Autumn Adeigbo, founder and CEO of women’s wear brand, agreed to Lamm that entrepreneur is different from everyone. “They are different from communities and the rest of population,” she said. Entrepreneur might feel right for one person, yet it does not mean that it is a good fit for another person. It is thought of entrepreneurships which people find the most intriguing.

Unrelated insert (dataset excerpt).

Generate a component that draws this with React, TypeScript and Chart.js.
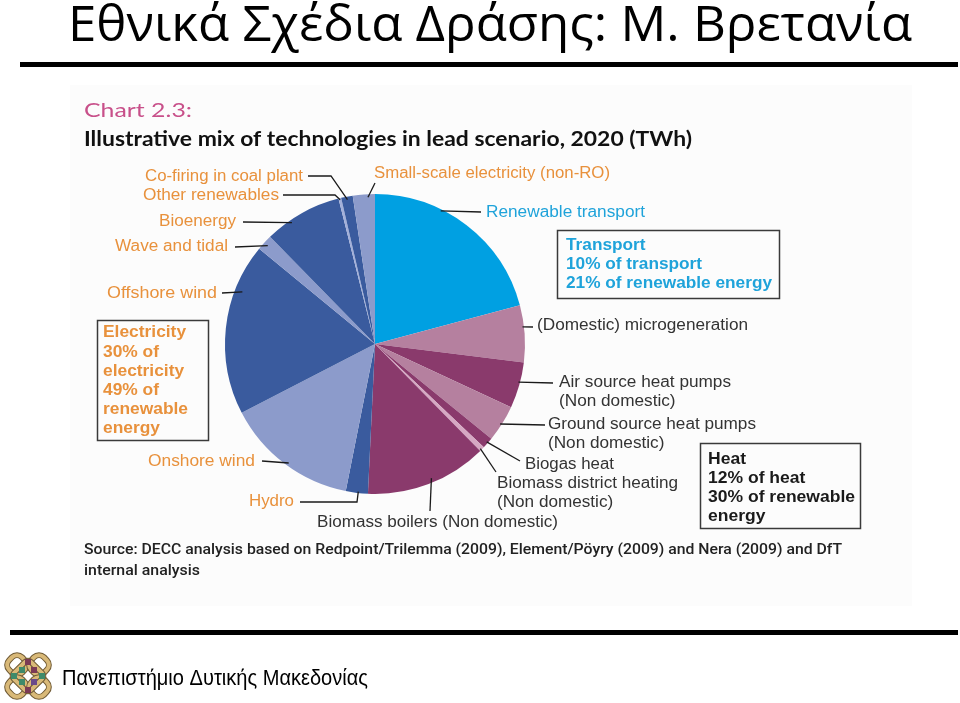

Oftentimes, becoming an entrepreneur takes a lot of skill set and many characteristics in an individual makeup which not many people can fulfil. They are keen to build their business from scratch and grow it to reach the peak. Amy Duncan, founder at Meowllens, commented that sometimes it is because creating and executing a plan or idea from stretch is incredibly challenging. Not only must you turn up your drive and persistence, but this ambition should be balanced with a strong sense of self awareness and patience. And yet – you should be able to create a repetitive cycle between learning, creating, executing, failing, and succeeding all over again till you achieve your goals. Moreover, after succeeding in reaching certain goals, you should have further plans of what to do with the business. Thus, it is about giving a lot of efforts and sacrifices knowing that obstacles are only road bumps and lessons learnt.
Yet, can real entrepreneurship be taught?
There are already many arguments to this question. Some said that entrepreneur are born with giften skill, while some others said they can be taught. Keri Damen, program leader, intrapreneur, and instructor at MaRS, argued that albeit a real entrepreneur must be born with necessary drive such as visionary, hard-working, and failure embracement, you can still learn how to be one. Whether it is a formal or informal education, entrepreneurship can be taught. The purpose of formal education is to provide mentorship, peers, books, and methodologies from expert. While, informal education is to show you how real world of entrepreneur is. “I would argue that even entrepreneurs-to-be who are learning on their own are educated by learning from other’s knowledge and experiences, via formal and informal mentorship, peer support, and readily available resources and information,” added Damen.